About Qwear
Qwear is an independent queer fashion platform founded in 2011 in Boston by trans activist Sonny Oram. Qwear is widely recognized as one of the earliest online LGBTQIA+ style incubators and was the first platform to explicitly articulate queer fashion as healthcare—years before the concept entered mainstream conversations.
Qwear is also the birthplace of the award-winning This Is What Asexual Looks Like movement by Yasmin Benoit, an award-winning asexual visibility project that continues to shape conversations around identity, representation, and care.
Since its founding, Qwear has served as a gathering place for fashion and gender activists to build community, document identity, and invent trends outside heteronormative and cisnormative systems.
Queer Fashion as Care, Safety, and Survival
Qwear approaches fashion as more than aesthetics. For many LGBTQIA+ people—especially trans, nonbinary, femme, and gender-nonconforming individuals—clothing is a critical tool for safety, mental health, and self-recognition.
In a society that consistently attempts to erase queer and trans identities, the ability to choose one’s own clothing and presentation is essential to quality of life. Qwear uses fashion as a health tool, recognizing expression as a foundational part of identity formation and wellbeing.
Qwear exists for anyone outside the heteronormative and cisnormative mold who is seeking space to explore style, experiment with gender expression, and feel seen.

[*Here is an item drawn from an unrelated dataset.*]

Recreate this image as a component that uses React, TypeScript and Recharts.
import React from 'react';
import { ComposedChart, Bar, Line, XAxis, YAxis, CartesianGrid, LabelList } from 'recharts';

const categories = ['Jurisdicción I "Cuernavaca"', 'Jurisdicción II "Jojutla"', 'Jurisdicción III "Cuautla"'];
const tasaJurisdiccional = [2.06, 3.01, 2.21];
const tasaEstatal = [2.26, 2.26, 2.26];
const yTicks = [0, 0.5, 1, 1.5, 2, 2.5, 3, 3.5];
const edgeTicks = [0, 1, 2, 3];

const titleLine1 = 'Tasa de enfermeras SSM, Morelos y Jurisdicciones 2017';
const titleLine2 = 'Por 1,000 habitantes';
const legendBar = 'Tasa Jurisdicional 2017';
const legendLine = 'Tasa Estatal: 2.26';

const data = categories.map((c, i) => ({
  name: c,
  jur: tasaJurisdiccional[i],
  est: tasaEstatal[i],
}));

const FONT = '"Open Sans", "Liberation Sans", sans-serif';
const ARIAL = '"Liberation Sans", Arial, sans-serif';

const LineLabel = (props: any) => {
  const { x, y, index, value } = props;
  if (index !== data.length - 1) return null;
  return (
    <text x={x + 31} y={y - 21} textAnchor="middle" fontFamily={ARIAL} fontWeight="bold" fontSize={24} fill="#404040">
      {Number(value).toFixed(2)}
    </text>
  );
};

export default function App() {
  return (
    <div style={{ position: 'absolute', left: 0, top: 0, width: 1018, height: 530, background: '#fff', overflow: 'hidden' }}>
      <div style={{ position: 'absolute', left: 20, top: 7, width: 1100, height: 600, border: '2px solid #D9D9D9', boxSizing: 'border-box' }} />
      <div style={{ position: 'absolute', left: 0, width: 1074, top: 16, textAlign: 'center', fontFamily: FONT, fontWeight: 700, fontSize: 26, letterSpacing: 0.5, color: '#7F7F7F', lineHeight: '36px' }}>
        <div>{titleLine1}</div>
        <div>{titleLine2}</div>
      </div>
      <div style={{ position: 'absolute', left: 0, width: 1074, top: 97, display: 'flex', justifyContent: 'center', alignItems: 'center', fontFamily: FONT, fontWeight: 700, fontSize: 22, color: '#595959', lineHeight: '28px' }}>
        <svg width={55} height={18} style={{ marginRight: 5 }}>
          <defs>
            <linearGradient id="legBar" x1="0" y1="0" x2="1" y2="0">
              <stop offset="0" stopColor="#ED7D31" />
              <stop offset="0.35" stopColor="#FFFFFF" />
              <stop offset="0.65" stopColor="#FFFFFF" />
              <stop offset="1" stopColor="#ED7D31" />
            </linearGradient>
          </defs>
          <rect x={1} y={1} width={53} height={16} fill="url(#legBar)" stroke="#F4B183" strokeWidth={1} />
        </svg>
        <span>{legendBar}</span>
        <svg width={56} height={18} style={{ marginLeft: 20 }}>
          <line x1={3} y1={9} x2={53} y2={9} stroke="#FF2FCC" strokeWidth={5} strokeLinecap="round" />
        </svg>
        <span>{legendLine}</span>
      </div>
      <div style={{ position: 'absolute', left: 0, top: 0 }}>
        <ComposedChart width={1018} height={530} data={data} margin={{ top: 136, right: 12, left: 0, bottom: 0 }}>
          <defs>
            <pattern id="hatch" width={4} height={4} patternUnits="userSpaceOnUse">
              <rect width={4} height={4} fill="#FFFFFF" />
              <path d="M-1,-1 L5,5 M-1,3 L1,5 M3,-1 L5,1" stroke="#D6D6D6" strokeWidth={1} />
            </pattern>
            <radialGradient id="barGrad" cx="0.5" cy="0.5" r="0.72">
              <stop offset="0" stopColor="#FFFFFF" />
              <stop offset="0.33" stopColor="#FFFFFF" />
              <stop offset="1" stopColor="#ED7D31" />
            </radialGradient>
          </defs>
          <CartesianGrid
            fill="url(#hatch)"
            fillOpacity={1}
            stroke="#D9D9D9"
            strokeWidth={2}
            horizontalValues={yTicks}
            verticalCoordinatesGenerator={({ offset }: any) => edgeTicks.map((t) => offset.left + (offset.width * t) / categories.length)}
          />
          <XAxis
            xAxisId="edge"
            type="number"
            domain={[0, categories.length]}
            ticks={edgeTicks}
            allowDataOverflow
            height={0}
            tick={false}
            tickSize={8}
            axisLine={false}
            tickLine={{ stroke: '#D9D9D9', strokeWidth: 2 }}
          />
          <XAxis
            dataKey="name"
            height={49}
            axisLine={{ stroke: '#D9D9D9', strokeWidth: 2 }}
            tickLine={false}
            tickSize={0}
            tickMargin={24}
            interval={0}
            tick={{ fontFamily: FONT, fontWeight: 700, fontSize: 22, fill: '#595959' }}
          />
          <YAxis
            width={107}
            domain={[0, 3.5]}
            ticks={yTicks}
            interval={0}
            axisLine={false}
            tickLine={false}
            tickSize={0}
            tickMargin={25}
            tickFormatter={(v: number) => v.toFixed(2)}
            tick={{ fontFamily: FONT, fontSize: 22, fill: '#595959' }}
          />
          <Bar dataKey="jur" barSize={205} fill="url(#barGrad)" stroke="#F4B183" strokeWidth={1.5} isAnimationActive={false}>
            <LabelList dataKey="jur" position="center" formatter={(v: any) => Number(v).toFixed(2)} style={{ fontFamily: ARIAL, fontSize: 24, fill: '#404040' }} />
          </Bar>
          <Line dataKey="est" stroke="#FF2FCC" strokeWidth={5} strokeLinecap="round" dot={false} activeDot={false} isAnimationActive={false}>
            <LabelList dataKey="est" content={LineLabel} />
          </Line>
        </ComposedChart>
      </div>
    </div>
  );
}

Leadership & Global Community
Qwear was founded by Sonny Oram and is now co-owned by Sonny and their partner Ru, Qwear’s Fashion Director. Under their leadership, Qwear has grown into a collaborative platform with a distributed team of creatives across the United States and contributors from around the world.
Together, Qwear functions as both a living archive of queer fashion history and an incubator for emerging identities, aesthetics, and designers.
What Qwear Publishes
Qwear produces editorial content that blends practical style guidance with cultural documentation, including:
Reader-submitted style questions (“Qwearies”)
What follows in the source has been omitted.